16:00 dogs and chocolate; biology gives us a specific perspective on what is good and bad for us.
18:00 pleasure and its purpose as well as how it leads us astray
20:00 Bill and the "owner's manual" perspective
22:00 rules secondary to relationships
June 17, 2019
This is the second part of our panel discussion with two conference attendees, Merissa Newton, a philosophy instructor at the University of New England and Geoffrey Woollard, a cancer researcher at the University of Toronto.
[This file is vastly improved from the original version; Bill was able to provide a backup from his portable microphone.]
The individual videos of the conference talks are or will be posted soon at https://www.catholicscientists.org/ideas/theme/video-archive
June 13, 2019
After laboring through some technical problems, here is our first full post-SCS Conference episode.
We had a panel discussion with two conference attendees, Merissa Newton, a philosophy instructor at the University of New England and Geoffrey Woollard, a cancer researcher at the University of Toronto.

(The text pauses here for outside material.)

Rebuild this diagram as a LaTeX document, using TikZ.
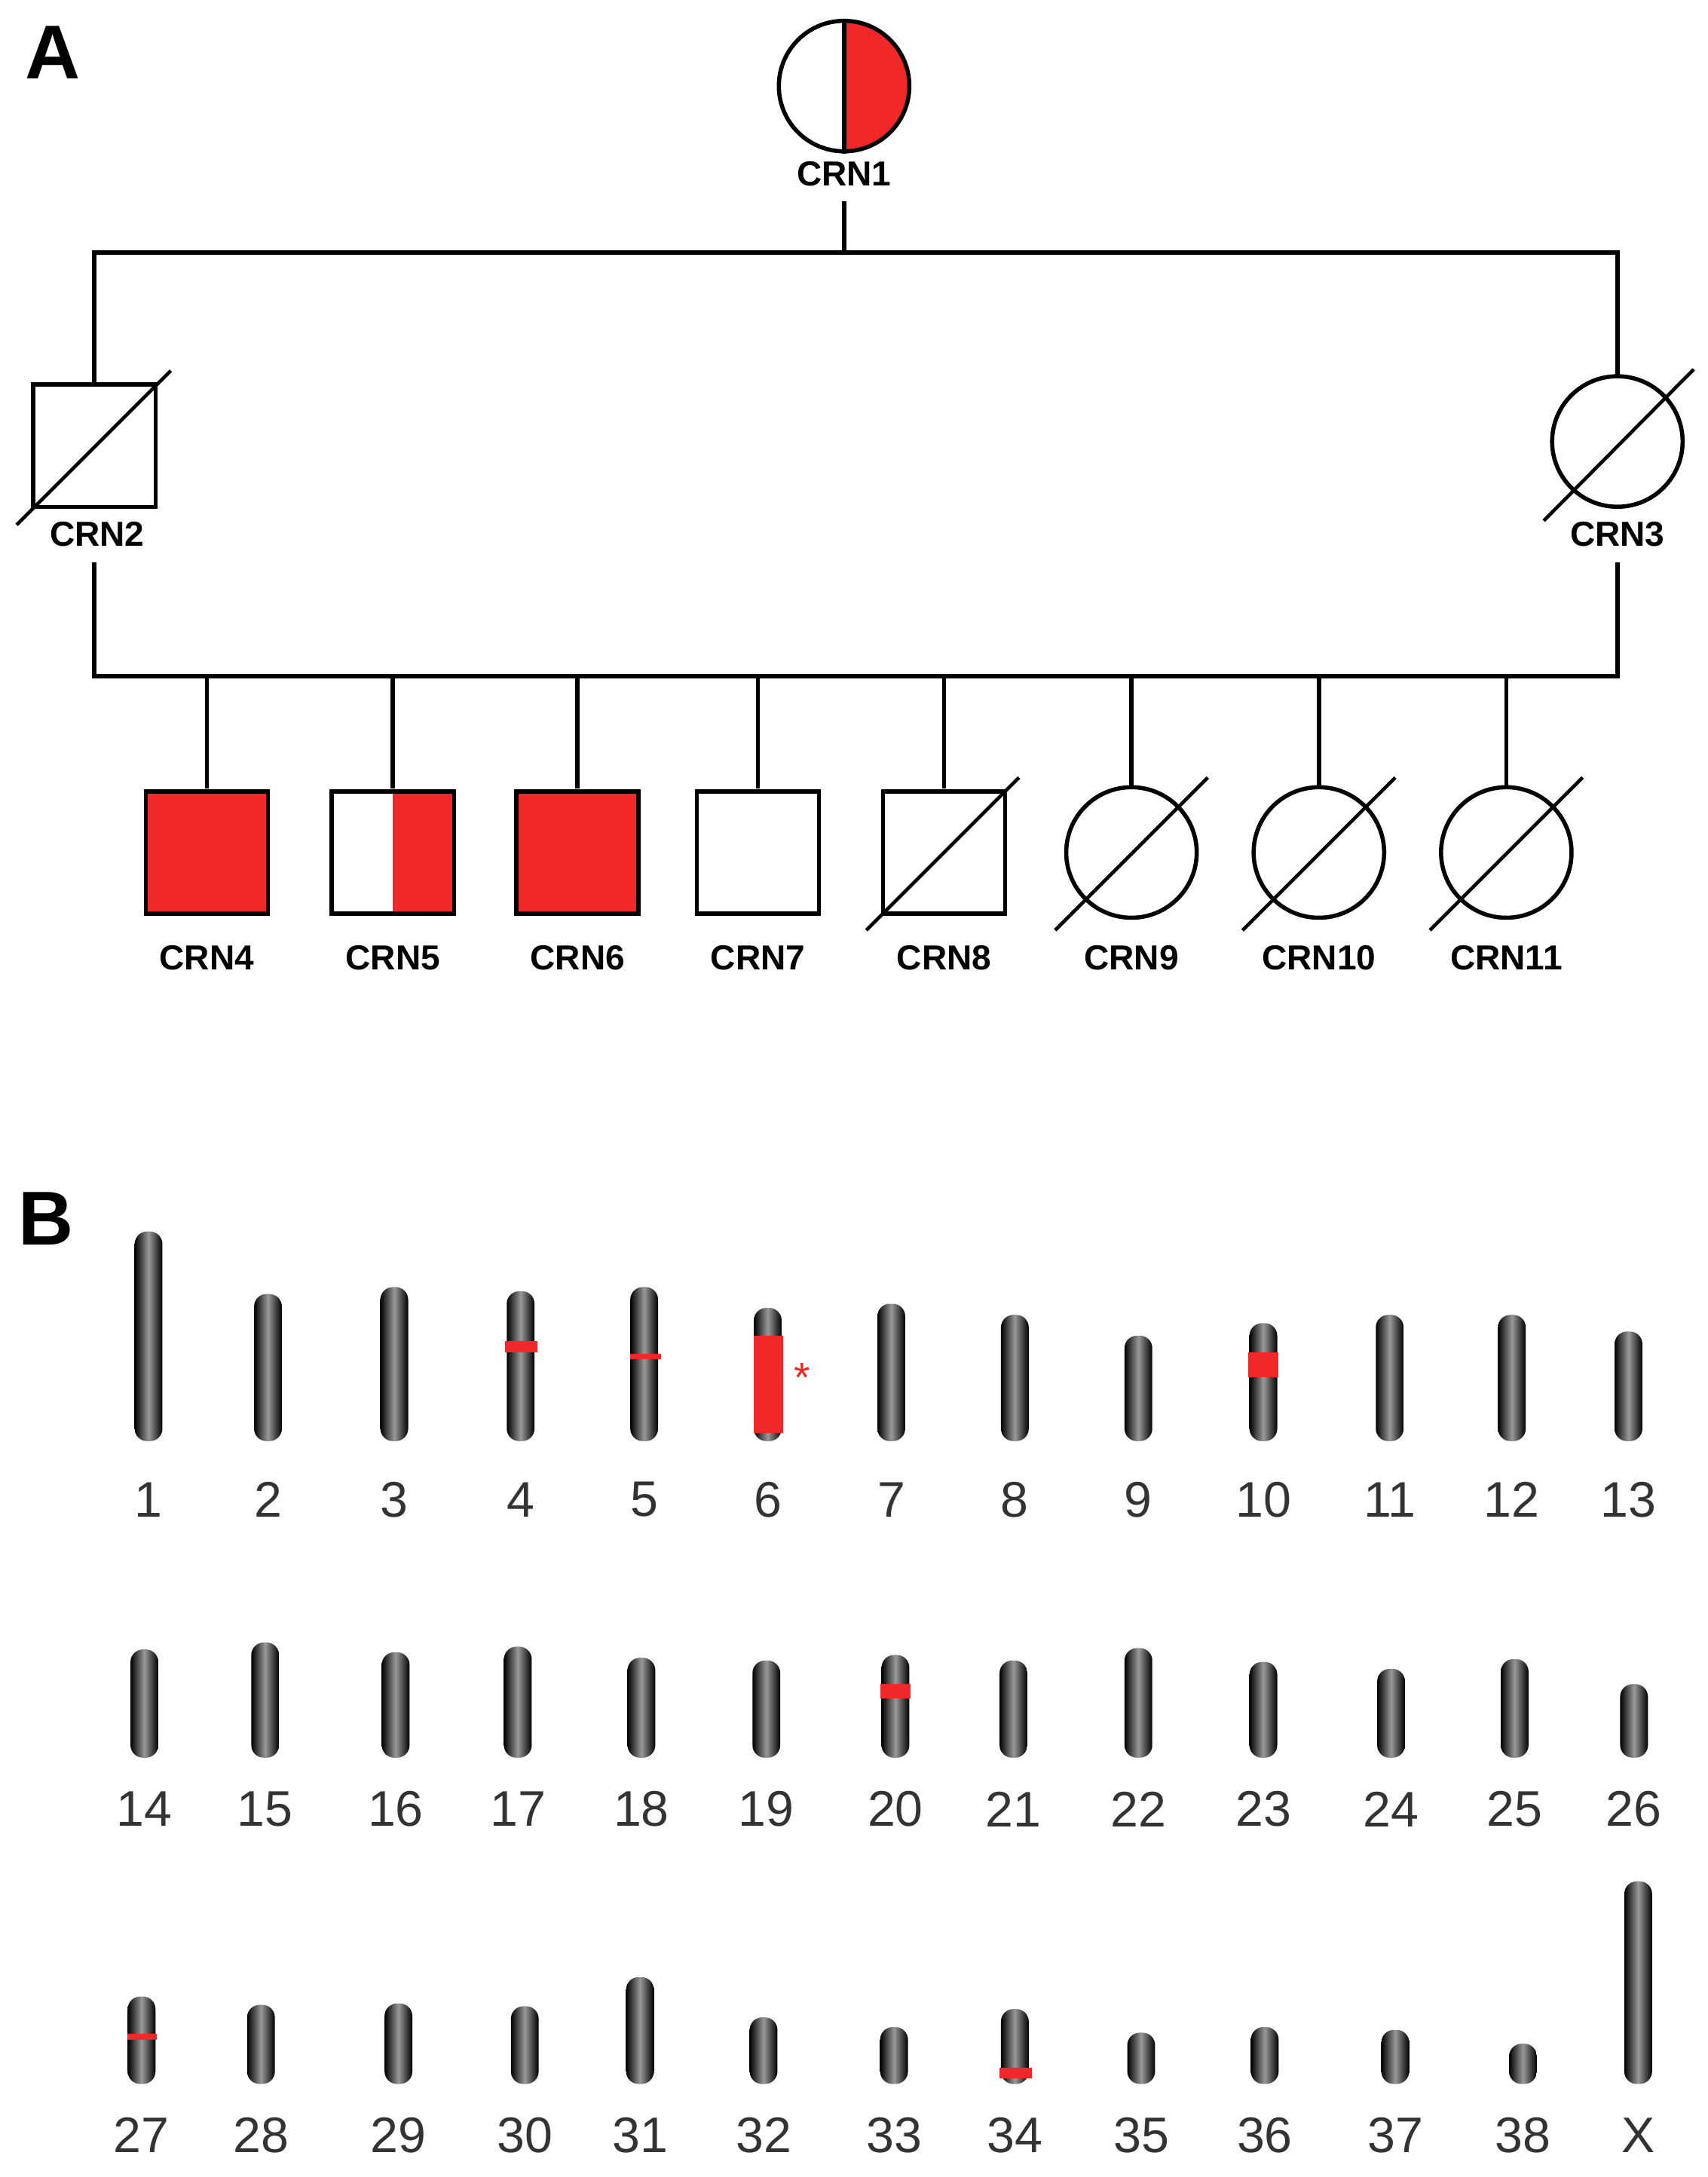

This conference was a heady experience, and as a self-taught amateur podcaster and interviewer, I was absurdly far out of my comfort zone. Things went surprisingly well save for one critical error: I neglected to do much of any testing of my laptop and microphone before I started recording. A whole bunch of lessons I hopefully learned there... In any case, today's audio may be the worst of the conference. I had to think long and hard about whether to air this episode, or what if anything to cut. Bill had backup audio starting halfway through this episode, so feel free to skip ahead to about 17:10 to miss the problematic section.